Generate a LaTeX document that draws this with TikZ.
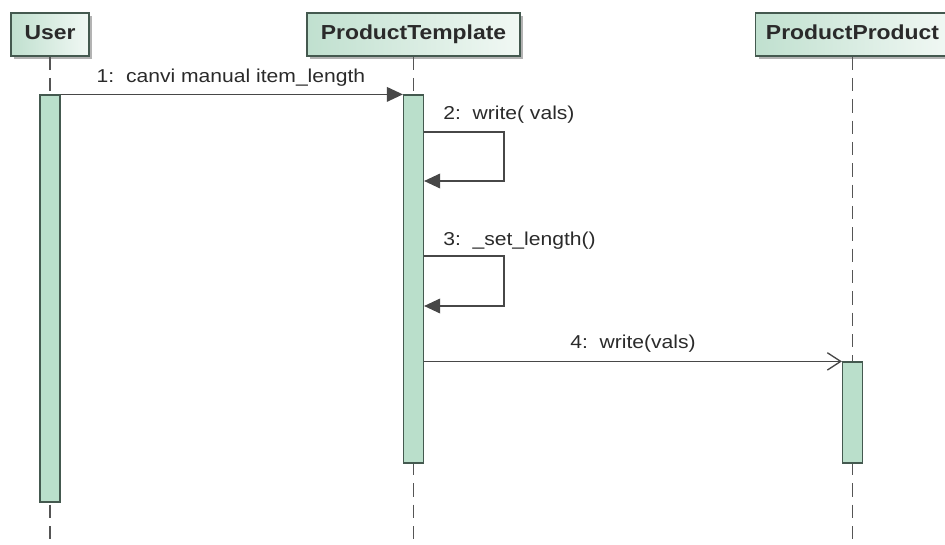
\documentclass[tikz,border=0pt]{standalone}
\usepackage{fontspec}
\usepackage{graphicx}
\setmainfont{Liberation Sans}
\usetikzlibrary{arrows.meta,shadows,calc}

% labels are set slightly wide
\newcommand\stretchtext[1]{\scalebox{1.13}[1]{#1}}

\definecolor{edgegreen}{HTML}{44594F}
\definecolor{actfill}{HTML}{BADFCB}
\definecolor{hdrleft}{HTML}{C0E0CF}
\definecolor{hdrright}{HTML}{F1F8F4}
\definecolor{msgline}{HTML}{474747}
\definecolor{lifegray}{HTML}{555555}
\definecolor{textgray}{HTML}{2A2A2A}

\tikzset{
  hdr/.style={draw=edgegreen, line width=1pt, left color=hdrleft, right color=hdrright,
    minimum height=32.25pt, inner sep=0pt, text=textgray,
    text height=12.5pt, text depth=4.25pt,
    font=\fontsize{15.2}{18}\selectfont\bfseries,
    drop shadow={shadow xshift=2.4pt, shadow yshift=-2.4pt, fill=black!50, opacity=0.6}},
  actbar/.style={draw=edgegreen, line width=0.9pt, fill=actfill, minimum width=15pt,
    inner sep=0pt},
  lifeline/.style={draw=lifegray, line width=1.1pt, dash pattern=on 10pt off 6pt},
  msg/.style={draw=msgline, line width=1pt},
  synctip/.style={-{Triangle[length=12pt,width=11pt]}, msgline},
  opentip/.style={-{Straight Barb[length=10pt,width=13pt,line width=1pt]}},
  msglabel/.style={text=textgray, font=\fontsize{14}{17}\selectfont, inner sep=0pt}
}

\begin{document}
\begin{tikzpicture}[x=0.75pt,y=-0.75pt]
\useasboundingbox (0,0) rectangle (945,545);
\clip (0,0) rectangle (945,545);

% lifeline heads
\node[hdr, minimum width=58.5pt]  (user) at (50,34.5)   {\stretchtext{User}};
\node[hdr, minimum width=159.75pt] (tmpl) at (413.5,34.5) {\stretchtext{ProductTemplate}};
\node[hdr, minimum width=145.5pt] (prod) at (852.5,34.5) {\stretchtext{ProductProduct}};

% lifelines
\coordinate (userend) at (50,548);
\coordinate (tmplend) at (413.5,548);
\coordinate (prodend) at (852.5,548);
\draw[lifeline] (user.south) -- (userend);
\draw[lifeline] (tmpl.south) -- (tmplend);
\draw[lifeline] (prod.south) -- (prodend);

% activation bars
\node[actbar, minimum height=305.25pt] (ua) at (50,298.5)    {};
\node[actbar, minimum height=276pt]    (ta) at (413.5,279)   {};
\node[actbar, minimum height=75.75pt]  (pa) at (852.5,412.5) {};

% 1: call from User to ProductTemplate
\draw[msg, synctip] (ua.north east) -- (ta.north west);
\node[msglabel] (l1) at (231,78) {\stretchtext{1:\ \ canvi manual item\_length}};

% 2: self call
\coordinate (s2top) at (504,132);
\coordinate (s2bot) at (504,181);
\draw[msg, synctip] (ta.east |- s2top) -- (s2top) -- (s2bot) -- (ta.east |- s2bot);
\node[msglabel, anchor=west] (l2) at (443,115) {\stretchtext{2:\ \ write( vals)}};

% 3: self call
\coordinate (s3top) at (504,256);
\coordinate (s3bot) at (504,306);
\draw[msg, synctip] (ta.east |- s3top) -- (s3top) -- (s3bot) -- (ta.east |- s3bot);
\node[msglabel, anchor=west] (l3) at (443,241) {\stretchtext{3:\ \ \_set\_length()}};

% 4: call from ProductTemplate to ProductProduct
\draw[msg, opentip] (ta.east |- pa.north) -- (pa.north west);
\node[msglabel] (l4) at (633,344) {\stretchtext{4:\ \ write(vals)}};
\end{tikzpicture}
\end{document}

» Task directions
Starting with the first line of the data above and ending with the line containing "minimum width=145.5pt] (prod)", please restate every line exactly, leaving images out.

» Reply
Generate a LaTeX document that draws this with TikZ.
\documentclass[tikz,border=0pt]{standalone}
\usepackage{fontspec}
\usepackage{graphicx}
\setmainfont{Liberation Sans}
\usetikzlibrary{arrows.meta,shadows,calc}

% labels are set slightly wide
\newcommand\stretchtext[1]{\scalebox{1.13}[1]{#1}}

\definecolor{edgegreen}{HTML}{44594F}
\definecolor{actfill}{HTML}{BADFCB}
\definecolor{hdrleft}{HTML}{C0E0CF}
\definecolor{hdrright}{HTML}{F1F8F4}
\definecolor{msgline}{HTML}{474747}
\definecolor{lifegray}{HTML}{555555}
\definecolor{textgray}{HTML}{2A2A2A}

\tikzset{
  hdr/.style={draw=edgegreen, line width=1pt, left color=hdrleft, right color=hdrright,
    minimum height=32.25pt, inner sep=0pt, text=textgray,
    text height=12.5pt, text depth=4.25pt,
    font=\fontsize{15.2}{18}\selectfont\bfseries,
    drop shadow={shadow xshift=2.4pt, shadow yshift=-2.4pt, fill=black!50, opacity=0.6}},
  actbar/.style={draw=edgegreen, line width=0.9pt, fill=actfill, minimum width=15pt,
    inner sep=0pt},
  lifeline/.style={draw=lifegray, line width=1.1pt, dash pattern=on 10pt off 6pt},
  msg/.style={draw=msgline, line width=1pt},
  synctip/.style={-{Triangle[length=12pt,width=11pt]}, msgline},
  opentip/.style={-{Straight Barb[length=10pt,width=13pt,line width=1pt]}},
  msglabel/.style={text=textgray, font=\fontsize{14}{17}\selectfont, inner sep=0pt}
}

\begin{document}
\begin{tikzpicture}[x=0.75pt,y=-0.75pt]
\useasboundingbox (0,0) rectangle (945,545);
\clip (0,0) rectangle (945,545);

% lifeline heads
\node[hdr, minimum width=58.5pt]  (user) at (50,34.5)   {\stretchtext{User}};
\node[hdr, minimum width=159.75pt] (tmpl) at (413.5,34.5) {\stretchtext{ProductTemplate}};
\node[hdr, minimum width=145.5pt] (prod) at (852.5,34.5) {\stretchtext{ProductProduct}};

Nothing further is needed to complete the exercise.